While Intuition is not explained, it is accepted. There are many definitions and explanations of Intuition. This is how I understand my Intuition with respect to Testing:“Intuition is the data gathered in the past from Experiences experienced in the past.”

Intuition in Testing : Most of the time, this data is gathered as a result of the earlier day-to-day life of ours as a tester :

To experience this, you need to accept that there would be uncertainty and that your intuition may not be accurate.

E.g. While I was testing the mobile app the crash/error was not getting caught in AppCenter. I could not understand what’s wrong.

After some time, I thought I should go check AppInsights (we moved all logs recently to AppCenter. AppInsights was a backup), it may have something helpful. As earlier, when there was no AppCenter, we used to check all logs in AppInsights. And yes, there it was.

This led to a separate investigation by the Dev & analytics team on why this might have happened, and how many such crashes/errors are being missed out on.

As you test, and build experience, mostly, you see the app or the journey and you know where it’s going to go wrong or what’s going to make it crash.

Intuition helps in discussions, to ask questions, to discover more information as we relate things with our experience and to try to gain more information about the product or the user.

When we test, we actually unconsciously are carrying all earlier experiences, and as soon as something similar happens, we know that this is not what we expect, or there is more to this.

Important: Intuition won’t happen if you have not paid attention while you did the testing in the past. If we do not pay attention, we will not capture the data, hence, we won’t carry the experience.

The intuition may not always be right, but it’s one way to have another narrow path, to test that idea.

Important: Do not try to activate Intuition. It is not guesswork.
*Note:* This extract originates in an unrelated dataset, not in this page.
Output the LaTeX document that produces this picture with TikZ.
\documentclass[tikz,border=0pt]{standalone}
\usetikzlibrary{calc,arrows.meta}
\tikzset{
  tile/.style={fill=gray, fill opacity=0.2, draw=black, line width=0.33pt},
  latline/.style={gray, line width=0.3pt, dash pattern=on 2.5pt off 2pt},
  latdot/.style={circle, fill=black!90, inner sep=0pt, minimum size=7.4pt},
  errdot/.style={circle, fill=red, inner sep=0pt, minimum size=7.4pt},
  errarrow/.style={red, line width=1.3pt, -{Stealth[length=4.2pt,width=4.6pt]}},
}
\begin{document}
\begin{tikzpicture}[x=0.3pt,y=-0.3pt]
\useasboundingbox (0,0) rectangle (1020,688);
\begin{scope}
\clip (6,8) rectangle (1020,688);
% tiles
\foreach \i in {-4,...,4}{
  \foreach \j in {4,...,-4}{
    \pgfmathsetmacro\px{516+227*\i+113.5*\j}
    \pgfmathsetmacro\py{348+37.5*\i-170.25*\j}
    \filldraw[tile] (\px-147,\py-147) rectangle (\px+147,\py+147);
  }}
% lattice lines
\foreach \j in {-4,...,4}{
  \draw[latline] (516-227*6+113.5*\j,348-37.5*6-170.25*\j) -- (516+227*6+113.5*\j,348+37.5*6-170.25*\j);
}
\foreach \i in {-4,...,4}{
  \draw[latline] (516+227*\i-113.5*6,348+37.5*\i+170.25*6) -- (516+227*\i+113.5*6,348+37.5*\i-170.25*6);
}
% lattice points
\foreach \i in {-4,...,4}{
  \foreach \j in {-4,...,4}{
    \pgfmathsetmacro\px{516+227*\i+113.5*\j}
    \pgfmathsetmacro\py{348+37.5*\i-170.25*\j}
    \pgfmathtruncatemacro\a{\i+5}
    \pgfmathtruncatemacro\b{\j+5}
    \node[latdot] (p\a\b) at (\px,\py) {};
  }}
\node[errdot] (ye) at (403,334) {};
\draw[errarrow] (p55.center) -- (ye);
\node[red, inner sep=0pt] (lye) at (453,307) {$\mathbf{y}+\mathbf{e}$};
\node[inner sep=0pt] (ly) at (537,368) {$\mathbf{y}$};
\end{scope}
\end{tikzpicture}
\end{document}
We don’t intend to find all our defects by accident or like brute force methods such as fuzzing. We are definitely not guessing here.

As you go on testing, with attention and concentration, the intuition builds up.
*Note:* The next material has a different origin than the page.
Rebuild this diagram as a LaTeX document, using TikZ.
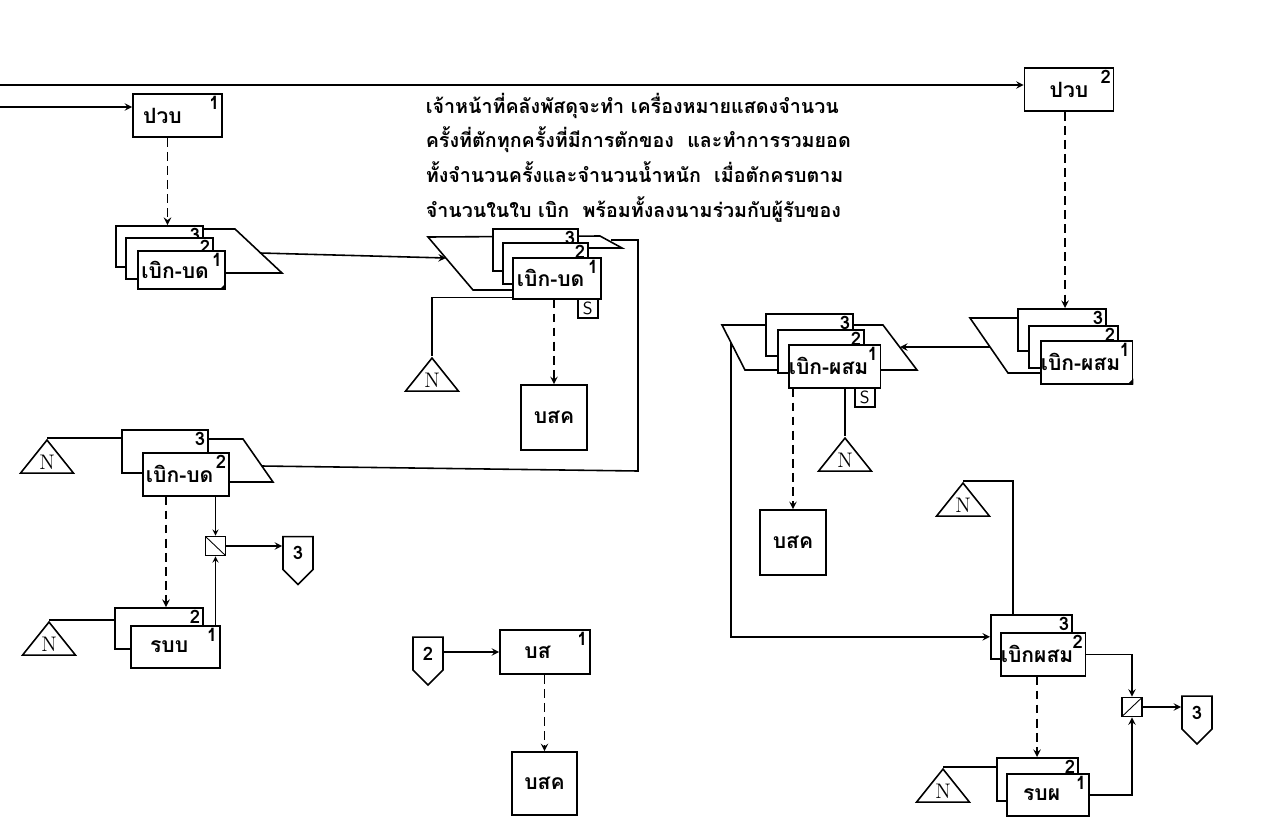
\documentclass[tikz,border=0pt]{standalone}
\usepackage{fontspec}
\newfontfamily\thaifont[Script=Thai]{Loma}
\usepackage{tikz}
\usetikzlibrary{arrows, shapes.geometric, shapes.symbols, calc}

\newcommand{\gap}{\hspace*{7pt}}

\begin{document}
\begin{tikzpicture}[
    x=0.02cm, y=-0.02cm,
    line width=0.9pt,
    font=\thaifont\bfseries\fontsize{12}{14}\selectfont,
    arrow/.style={->,>=stealth},
    flow/.style={->,>=stealth, dash pattern=on 5pt off 3pt},
    box/.style={draw, fill=white, rectangle, inner sep=0pt, minimum width=1.78cm, minimum height=0.86cm},
    doc/.style={draw, fill=white, rectangle, anchor=north west, inner sep=0pt, minimum width=1.74cm, minimum height=0.82cm},
    num/.style={label={[anchor=north east, inner sep=1.5pt, font=\thaifont\bfseries\fontsize{10.5}{12}\selectfont]north east:#1}},
    pgram/.style={draw, fill=white},
    sbox/.style={draw, fill=white, anchor=north west, inner sep=0pt, minimum width=0.4cm, minimum height=0.38cm, font=\sffamily},
    nmark/.style={draw, fill=white, isosceles triangle, isosceles triangle stretches, shape border rotate=90,
      anchor=apex, minimum width=1.06cm, minimum height=0.6cm, inner sep=0pt, font=\rmfamily\mdseries\large},
    offpage/.style={draw, fill=white, signal, signal to=south, signal pointer angle=90,
      minimum width=0.6cm, minimum height=0.76cm, inner sep=0pt, font=\thaifont\bfseries\fontsize{10.5}{12}\selectfont},
    collate/.style={draw, fill=white, minimum width=0.4cm, minimum height=0.38cm, inner sep=0pt},
    back/.style={path picture={\draw[line width=0.5pt] (path picture bounding box.north west) -- (path picture bounding box.south east);}},
    fwd/.style={path picture={\draw[line width=0.5pt] (path picture bounding box.south west) -- (path picture bounding box.north east);}}
]
\useasboundingbox (0,0) rectangle (1269,819);

% inputs from the left
\coordinate (inA) at (0,85);
\coordinate (inB) at (0,107);
\node[box, num=1, text depth=-4pt] (pvb1) at (177.5,115.5) {ปวบ\hspace*{0.6cm}};
\node[box, num=2, text depth=-4pt] (pvb2) at (1069,89.5) {ปวบ};
\draw[arrow] (inA) -- (inA -| pvb2.west);
\draw[arrow] (inB) -- (inB -| pvb1.west);

% note
\node[anchor=north west, align=left, inner sep=0pt, font=\thaifont\bfseries\fontsize{11.2}{19.8}\selectfont] (note) at (425,92)
  {เจ้าหน้าที่คลังพัสดุจะทำ เครื่องหมายแสดงจำนวน\\
   ครั้งที่ตักทุกครั้งที่มีการตักของ~~และทำการรวมยอด\\
   ทั้งจำนวนครั้งและจำนวนน้ำหนัก~~เมื่อตักครบตาม\\
   จำนวนในใบ เบิก~~พร้อมทั้งลงนามร่วมกับผู้รับของ};

% เบิก-บด from ปวบ 1
\draw[pgram] (150,229) -- (235,229) -- (282,273) -- (150,273) -- cycle;
\node[doc, minimum height=0.82cm, num=3] (bd3) at (115,225) {};
\node[doc, minimum height=0.82cm, num=2] (bd2) at (125,237) {};
\node[doc, minimum height=0.76cm, num=1, text depth=-5pt] (bd1) at (137,250) {เบิก-บด\gap};
\fill (bd1.south east) -- ++(-6,0) -- ++(6,-6) -- cycle;
\draw[flow] ($(pvb1.south)+(-10,0)$) -- ($(pvb1.south |- bd3.north)+(-10,0)$);
\coordinate (bdOut) at (260,253);

% เบิก-บด 1 with S
\draw[pgram] (428,237) -- (600,236) -- (622,248) -- (560,248) -- (560,290) -- (473,290) -- cycle;
\node[doc, minimum width=1.7cm, minimum height=0.84cm, num=3] (bc3) at (492,228) {};
\node[doc, minimum width=1.7cm, minimum height=0.82cm, num=2] (bc2) at (502,242) {};
\node[doc, minimum width=1.76cm, minimum height=0.82cm, num=1] (bc1) at (512,257) {เบิก-บด\gap};
\node[sbox] (s1) at (577,298) {S};
\coordinate (bcIn) at (446,258);
\draw[arrow] (bdOut) -- (bcIn);
\node[nmark] (n1) at (432,356) {N};
\draw ($(bc1.south west)+(0,-2)$) -| (n1.apex);
\node[box, minimum width=1.32cm, minimum height=1.3cm] (bsk1) at (554,417.5) {บสค};
\draw[flow] (bc1.south -| bsk1.north) -- (bsk1.north);

% loop back to เบิก-บด 2
\coordinate (bcOut) at (611,240);
\coordinate (loopA) at (638,471);
\coordinate (bmIn) at (262,466);
\draw (bcOut) -| (loopA) -- (bmIn);

% เบิก-บด 2
\draw[pgram] (160,439) -- (243,439) -- (273,482) -- (160,482) -- cycle;
\node[doc, minimum width=1.72cm, minimum height=0.86cm, num=3] (bm3) at (121,429) {};
\node[doc, minimum width=1.72cm, minimum height=0.86cm, num=2] (bm2) at (142,452) {เบิก-บด\gap};
\node[nmark] (n2) at (47,438) {N};
\draw (n2.apex) -- (n2.apex -| bm3.west);

% รบบ
\node[doc, minimum width=1.76cm, minimum height=0.82cm, num=2] (rb2) at (114,607) {};
\node[doc, minimum width=1.78cm, minimum height=0.84cm, num=1, text depth=-4pt] (rb1) at (130,625) {รบบ\gap};
\node[nmark] (n3) at (49,620) {N};
\draw (n3.apex) -- (n3.apex -| rb2.west);
\draw[flow] ($(bm2.south west)+(24,0)$) -- ($(bm2.south west |- rb2.north)+(24,0)$);

\node[collate, back] (c1) at (215.5,546) {};
\node[offpage] (off3a) at (298,553) {3};
\draw[arrow, line width=0.6pt] (bm2.south -| c1) -- (c1.north);
\draw[arrow, line width=0.6pt] (rb1.north -| c1) -- (c1.south);
\draw[arrow] (c1.east) -- (c1.east -| off3a.west);

% บส
\node[offpage] (off2) at (428,653.5) {2};
\node[box, minimum width=1.8cm, minimum height=0.88cm, num=1] (bs) at (545,652) {บส\hspace*{0.3cm}};
\draw[arrow] (off2.east |- bs.west) -- (bs.west);
\node[box, minimum width=1.3cm, minimum height=1.26cm] (bsk2) at (544.5,783.5) {บสค};
\draw[flow] (bs.south -| bsk2.north) -- (bsk2.north);

% เบิก-ผสม from ปวบ 2
\draw[pgram] (970,318) -- (1080,318) -- (1080,373) -- (1008,373) -- cycle;
\node[doc, minimum width=1.76cm, minimum height=0.84cm, num=3] (pr3) at (1017,308) {};
\node[doc, minimum width=1.78cm, minimum height=0.84cm, num=2] (pr2) at (1028,325) {};
\node[doc, minimum width=1.78cm, minimum height=0.86cm, num=1, text depth=-4pt] (pr1) at (1040,340) {เบิก-ผสม\gap};
\fill (pr1.south east) -- ++(-6,0) -- ++(6,-6) -- cycle;
\draw[flow] ($(pvb2.south)+(-4,0)$) -- ($(pvb2.south |- pr3.north)+(-4,0)$);
\coordinate (prOut) at (990,347);

% เบิก-ผสม 1 with S
\draw[pgram] (722,325) -- (883,325) -- (917,370) -- (745,370) -- cycle;
\node[doc, minimum width=1.74cm, minimum height=0.84cm, num=3] (pm3) at (765,313) {};
\node[doc, minimum width=1.72cm, minimum height=0.86cm, num=2] (pm2) at (777,329) {};
\node[doc, minimum width=1.78cm, minimum height=0.86cm, num=1] (pm1) at (788,344) {เบิก-ผสม\gap};
\node[sbox] (s2) at (854,387) {S};
\coordinate (pmIn) at (900,347);
\draw[arrow] (prOut) -- (pmIn);
\node[nmark] (n4) at (845,436) {N};
\draw (pm1.south -| n4.apex) -- (n4.apex);
\node[box, minimum width=1.32cm, minimum height=1.3cm] (bsk3) at (793,542.5) {บสค};
\draw[flow] (pm1.south -| bsk3.north) -- (bsk3.north);

% เบิกผสม 2
\node[doc, minimum width=1.62cm, minimum height=0.88cm, num=3] (ms3) at (990,614) {};
\node[doc, minimum width=1.64cm, minimum height=0.86cm, num=2] (ms2) at (1000,632) {เบิกผสม\gap};
\coordinate (pmOut) at (731,343);
\draw[arrow] (pmOut) |- (ms3.west);
\node[nmark] (n5) at (963,481) {N};
\draw ($(ms3.north west)+(23,0)$) |- (n5.apex);

% รบผ
\node[doc, minimum width=1.62cm, minimum height=0.86cm, num=2] (rp2) at (996,757) {};
\node[doc, minimum width=1.64cm, minimum height=0.84cm, num=1] (rp1) at (1006,773) {รบผ\gap};
\node[nmark] (n6) at (943,767) {N};
\draw (n6.apex) -- (n6.apex -| rp2.west);
\draw[flow] ($(ms2.south west)+(37,0)$) -- ($(ms2.south west |- rp2.north)+(37,0)$);

\node[collate, fwd] (c2) at (1132,707) {};
\node[offpage] (off3b) at (1197,712.5) {3};
\draw[arrow] (ms2.east) -| (c2.north);
\draw[arrow] (rp1.east) -| (c2.south);
\draw[arrow] (c2.east) -- (c2.east -| off3b.west);
\end{tikzpicture}
\end{document}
Tools & Intuition : The tool does not apply experience.
The tools do not remember their experience.
The tool only performs what we ask for.

E.g. - If elementId/colour at the corner is changed, if we have put assert, the tool will fail the script. If we haven’t, then the tool will not apply the earlier data gathered to see what all differs from the earlier run. If there is a brief flicker at the end of the screen, automation will not catch it. When you see it, you will feel there is something different from the usual appearance here.

After automating everything, if you have not put the right checks, the tool will always give you all green. The tool will not tell you that there is a flickering on the screen or that some text is spilling out of the box.

For the tool to behave correctly, humans will have to put all the right permutations and combinations in the tool every time there is a new experience.

Artificial Intelligence involves applying statistics on data that we have gathered. For this, we need to know what data to gather, and then what statistics to apply on that data. While there are AI tools for testing, the concept of helping an AI model gain “experience” has not been solved yet. The “Learning” in Machine Learning (used for AI) involves training the AI on a data set. The purity and the labelling of the data for the AI equation being formed will determine the quality of the training. While the AI would learn that humans are likely to enter 100 instead of 10, it would not know to go check another data source or log destination, nor be able to transfer learning in one domain to a totally different domain. This is not a comment on the superiority of the human brain, but that we’re still on our journey of understanding how we think and reason.

Intuition, or the use of earlier gathered data, or computation of earlier experiences, cannot be found in the tool.

Intuition is not a skill one possesses. It’s an ability. You develop it by gathering the experiences.

Use your intuition to compute the experience and data and apply it when you test or discuss the probability of a feature to develop. Intuition leads us to insights and then to the test idea which could later get converted into a bug or an automated check.

Use Intuition to explore more and add more robust automation checks.